▸ Required work:
Report, as a bare number, how many lines hold "this".

▸ Material provided:
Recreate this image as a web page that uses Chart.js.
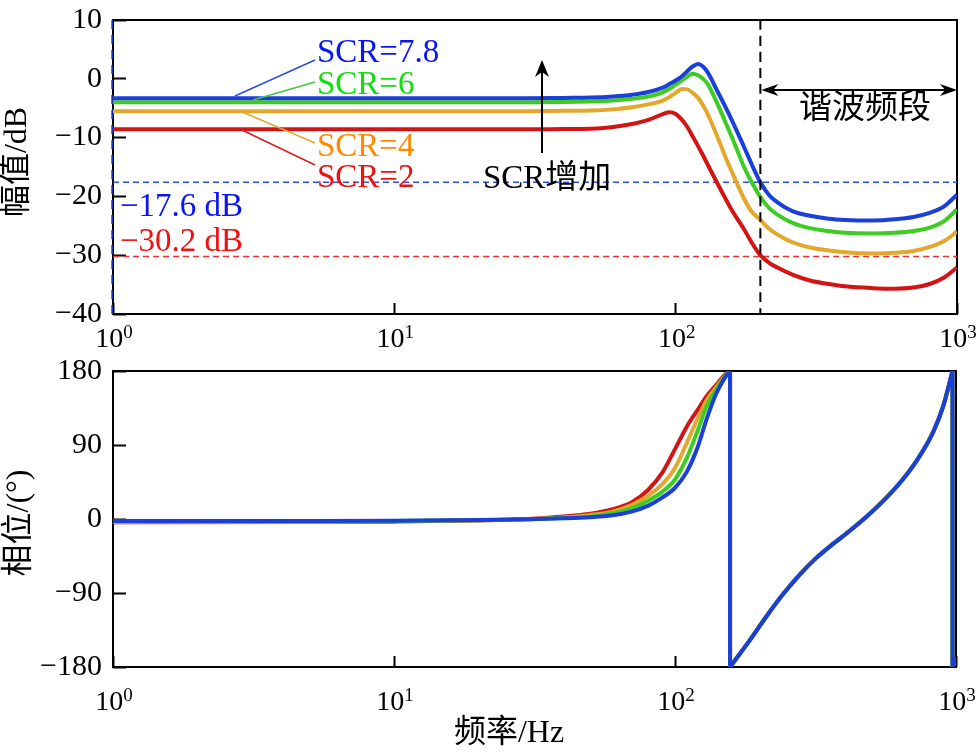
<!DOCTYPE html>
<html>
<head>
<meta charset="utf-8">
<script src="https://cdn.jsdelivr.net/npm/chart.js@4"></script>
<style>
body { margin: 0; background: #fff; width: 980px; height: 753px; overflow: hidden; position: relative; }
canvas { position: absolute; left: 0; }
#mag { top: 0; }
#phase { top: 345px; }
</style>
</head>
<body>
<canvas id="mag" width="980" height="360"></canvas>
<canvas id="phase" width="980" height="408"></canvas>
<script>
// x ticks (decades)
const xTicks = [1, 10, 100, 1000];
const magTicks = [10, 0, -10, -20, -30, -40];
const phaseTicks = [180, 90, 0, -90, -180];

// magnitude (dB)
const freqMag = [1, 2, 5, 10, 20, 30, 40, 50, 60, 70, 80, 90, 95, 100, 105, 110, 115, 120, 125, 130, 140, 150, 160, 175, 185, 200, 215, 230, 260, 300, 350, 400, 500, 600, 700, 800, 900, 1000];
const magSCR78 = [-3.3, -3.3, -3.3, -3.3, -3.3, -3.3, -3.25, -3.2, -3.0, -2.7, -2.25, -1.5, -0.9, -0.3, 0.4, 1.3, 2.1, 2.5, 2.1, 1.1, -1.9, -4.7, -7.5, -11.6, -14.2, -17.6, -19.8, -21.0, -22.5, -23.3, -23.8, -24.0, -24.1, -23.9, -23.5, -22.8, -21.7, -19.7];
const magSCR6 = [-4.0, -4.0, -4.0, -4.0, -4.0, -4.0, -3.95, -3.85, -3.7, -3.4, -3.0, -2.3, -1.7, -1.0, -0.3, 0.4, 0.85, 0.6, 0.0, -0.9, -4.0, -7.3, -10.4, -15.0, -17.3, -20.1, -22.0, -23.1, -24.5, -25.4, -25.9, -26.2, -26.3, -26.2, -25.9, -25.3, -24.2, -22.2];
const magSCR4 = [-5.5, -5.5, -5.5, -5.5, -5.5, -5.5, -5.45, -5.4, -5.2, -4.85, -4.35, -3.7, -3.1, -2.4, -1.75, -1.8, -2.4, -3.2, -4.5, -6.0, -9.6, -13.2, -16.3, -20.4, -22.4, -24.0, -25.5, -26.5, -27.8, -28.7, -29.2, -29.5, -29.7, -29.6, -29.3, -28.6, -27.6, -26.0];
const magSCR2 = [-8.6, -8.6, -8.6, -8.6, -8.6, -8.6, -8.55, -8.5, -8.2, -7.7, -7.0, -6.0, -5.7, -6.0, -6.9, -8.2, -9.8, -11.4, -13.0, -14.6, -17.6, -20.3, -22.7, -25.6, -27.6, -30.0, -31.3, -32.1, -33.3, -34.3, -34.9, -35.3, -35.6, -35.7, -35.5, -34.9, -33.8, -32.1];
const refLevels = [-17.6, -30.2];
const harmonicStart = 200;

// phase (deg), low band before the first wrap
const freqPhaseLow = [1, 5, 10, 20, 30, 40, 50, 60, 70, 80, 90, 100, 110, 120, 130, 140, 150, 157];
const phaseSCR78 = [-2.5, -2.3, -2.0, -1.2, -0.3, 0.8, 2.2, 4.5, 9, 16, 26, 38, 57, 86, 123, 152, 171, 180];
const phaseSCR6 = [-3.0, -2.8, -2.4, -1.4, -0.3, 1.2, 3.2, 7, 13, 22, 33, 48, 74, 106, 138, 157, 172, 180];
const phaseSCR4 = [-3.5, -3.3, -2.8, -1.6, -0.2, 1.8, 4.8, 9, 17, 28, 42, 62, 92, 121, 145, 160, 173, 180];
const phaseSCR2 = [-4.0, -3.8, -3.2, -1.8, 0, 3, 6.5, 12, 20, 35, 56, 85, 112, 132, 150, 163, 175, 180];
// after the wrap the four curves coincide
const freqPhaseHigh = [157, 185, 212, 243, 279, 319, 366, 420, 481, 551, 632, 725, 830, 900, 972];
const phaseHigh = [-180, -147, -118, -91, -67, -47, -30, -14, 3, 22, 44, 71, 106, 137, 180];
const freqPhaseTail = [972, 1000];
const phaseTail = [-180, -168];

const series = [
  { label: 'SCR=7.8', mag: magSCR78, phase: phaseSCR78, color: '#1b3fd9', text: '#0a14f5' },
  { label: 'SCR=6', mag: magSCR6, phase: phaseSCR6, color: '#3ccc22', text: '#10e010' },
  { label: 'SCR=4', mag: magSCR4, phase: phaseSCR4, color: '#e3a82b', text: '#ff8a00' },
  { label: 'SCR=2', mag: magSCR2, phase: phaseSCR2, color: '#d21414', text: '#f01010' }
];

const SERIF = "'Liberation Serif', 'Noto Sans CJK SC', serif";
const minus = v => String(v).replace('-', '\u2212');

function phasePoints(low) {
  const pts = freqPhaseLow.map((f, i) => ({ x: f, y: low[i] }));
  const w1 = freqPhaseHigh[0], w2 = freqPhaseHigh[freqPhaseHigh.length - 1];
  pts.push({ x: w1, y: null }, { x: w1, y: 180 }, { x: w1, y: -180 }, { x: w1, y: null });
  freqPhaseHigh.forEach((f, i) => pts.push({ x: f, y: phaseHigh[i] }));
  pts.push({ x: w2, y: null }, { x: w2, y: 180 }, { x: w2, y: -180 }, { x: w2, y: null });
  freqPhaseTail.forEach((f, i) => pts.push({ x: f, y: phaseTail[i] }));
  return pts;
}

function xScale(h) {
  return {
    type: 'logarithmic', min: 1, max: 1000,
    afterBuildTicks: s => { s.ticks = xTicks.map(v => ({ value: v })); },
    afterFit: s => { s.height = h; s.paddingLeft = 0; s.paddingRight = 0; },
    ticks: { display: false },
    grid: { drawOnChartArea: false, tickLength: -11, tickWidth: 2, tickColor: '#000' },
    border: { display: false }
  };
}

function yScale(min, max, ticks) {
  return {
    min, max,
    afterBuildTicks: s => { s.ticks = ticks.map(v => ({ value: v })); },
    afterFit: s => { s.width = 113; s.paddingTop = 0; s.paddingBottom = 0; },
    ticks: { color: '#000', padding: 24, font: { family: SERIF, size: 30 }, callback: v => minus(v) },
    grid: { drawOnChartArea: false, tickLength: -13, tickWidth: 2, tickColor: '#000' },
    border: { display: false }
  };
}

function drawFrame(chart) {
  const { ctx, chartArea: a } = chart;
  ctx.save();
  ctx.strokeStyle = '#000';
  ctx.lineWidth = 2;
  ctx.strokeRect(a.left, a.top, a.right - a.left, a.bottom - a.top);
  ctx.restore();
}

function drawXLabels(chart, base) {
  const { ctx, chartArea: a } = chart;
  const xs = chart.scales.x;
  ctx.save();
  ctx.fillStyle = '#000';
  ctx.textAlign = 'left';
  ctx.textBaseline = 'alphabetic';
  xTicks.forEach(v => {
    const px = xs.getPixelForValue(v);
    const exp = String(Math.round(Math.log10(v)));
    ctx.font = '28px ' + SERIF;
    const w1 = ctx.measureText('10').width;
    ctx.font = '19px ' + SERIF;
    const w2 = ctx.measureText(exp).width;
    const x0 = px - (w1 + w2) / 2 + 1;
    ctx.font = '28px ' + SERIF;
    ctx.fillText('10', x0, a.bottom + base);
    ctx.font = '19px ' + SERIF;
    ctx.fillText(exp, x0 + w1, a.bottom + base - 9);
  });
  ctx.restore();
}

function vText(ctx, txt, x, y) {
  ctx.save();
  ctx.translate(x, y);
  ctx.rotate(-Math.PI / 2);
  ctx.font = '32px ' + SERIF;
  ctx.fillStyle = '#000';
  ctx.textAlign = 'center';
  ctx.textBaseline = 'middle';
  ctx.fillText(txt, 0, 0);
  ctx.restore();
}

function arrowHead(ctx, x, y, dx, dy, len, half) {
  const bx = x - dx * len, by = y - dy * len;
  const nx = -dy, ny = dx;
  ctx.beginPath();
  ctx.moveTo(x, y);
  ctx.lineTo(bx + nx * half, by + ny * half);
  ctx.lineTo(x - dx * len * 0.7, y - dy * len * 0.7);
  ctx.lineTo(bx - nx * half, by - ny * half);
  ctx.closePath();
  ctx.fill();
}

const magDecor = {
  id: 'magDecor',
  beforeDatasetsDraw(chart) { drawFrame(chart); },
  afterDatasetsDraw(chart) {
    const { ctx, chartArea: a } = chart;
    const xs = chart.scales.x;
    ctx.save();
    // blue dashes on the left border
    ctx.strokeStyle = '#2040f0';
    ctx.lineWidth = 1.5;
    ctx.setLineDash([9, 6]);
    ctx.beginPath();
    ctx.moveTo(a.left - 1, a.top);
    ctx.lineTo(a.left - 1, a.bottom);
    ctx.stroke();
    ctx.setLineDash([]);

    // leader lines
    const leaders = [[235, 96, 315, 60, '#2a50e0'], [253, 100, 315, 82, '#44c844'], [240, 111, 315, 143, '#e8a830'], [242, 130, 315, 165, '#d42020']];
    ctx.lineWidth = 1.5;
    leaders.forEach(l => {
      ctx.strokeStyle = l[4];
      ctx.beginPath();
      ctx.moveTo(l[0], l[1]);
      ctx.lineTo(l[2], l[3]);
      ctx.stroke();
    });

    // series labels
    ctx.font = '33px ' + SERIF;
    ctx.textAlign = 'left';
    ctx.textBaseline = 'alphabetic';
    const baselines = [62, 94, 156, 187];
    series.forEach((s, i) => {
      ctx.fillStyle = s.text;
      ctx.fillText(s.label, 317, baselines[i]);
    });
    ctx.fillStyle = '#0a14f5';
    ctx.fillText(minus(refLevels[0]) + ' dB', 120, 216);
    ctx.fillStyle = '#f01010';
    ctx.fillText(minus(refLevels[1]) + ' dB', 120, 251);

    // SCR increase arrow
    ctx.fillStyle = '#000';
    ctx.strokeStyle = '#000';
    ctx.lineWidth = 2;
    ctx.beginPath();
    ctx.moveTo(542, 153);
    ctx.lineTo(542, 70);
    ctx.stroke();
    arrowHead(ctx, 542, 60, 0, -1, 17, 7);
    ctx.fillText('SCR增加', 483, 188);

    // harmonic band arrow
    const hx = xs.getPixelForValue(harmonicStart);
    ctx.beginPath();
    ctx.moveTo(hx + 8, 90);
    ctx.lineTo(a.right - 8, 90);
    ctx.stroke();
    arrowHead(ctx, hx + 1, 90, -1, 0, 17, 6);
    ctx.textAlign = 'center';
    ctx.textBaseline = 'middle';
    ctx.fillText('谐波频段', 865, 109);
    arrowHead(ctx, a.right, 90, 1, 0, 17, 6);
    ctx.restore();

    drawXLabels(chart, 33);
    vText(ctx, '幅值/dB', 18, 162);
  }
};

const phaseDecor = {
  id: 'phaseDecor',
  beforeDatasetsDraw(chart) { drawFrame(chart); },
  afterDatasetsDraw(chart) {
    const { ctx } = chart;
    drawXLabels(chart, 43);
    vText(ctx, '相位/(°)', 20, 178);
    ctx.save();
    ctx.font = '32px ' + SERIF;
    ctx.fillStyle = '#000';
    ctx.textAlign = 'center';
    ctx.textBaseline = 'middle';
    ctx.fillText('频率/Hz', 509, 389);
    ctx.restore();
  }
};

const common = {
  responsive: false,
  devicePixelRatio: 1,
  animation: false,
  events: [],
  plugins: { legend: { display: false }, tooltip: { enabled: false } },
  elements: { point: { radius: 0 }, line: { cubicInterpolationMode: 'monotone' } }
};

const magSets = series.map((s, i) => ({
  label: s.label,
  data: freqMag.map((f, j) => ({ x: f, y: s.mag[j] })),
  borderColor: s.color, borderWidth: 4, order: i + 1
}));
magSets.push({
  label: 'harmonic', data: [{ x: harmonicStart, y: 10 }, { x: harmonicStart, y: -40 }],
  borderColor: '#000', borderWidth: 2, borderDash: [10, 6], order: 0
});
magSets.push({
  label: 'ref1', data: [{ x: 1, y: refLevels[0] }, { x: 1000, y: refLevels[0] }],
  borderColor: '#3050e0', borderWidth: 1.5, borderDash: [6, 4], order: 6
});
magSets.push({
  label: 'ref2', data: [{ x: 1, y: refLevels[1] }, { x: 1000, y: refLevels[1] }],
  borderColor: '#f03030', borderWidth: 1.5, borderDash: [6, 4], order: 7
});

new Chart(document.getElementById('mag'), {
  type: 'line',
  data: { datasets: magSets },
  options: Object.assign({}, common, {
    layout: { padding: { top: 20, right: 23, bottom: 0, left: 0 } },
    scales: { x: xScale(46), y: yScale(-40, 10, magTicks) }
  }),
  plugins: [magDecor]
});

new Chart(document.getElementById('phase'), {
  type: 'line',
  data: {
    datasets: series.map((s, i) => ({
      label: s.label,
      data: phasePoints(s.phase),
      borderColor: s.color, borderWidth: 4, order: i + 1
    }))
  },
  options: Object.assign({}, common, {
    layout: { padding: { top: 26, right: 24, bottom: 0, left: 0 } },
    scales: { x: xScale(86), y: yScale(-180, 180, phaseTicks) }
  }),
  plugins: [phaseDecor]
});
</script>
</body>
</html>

...

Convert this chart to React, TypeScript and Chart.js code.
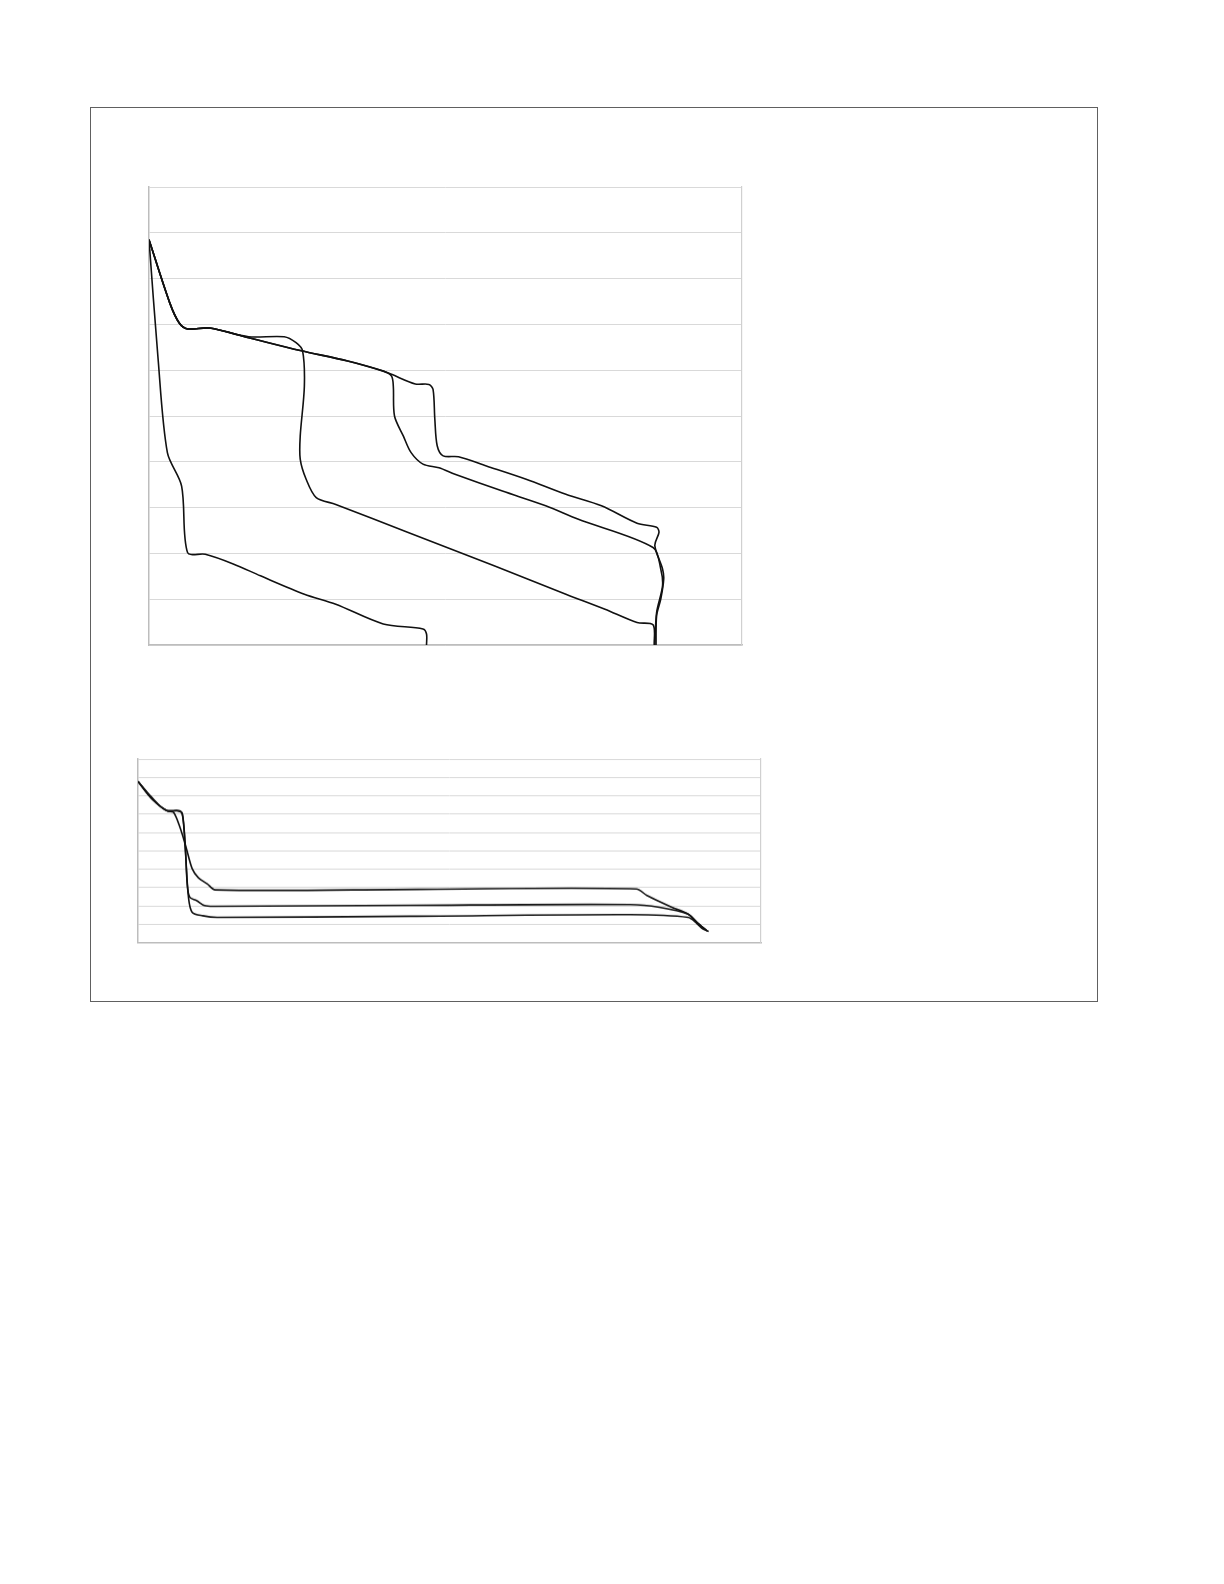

▸ Finished task:
2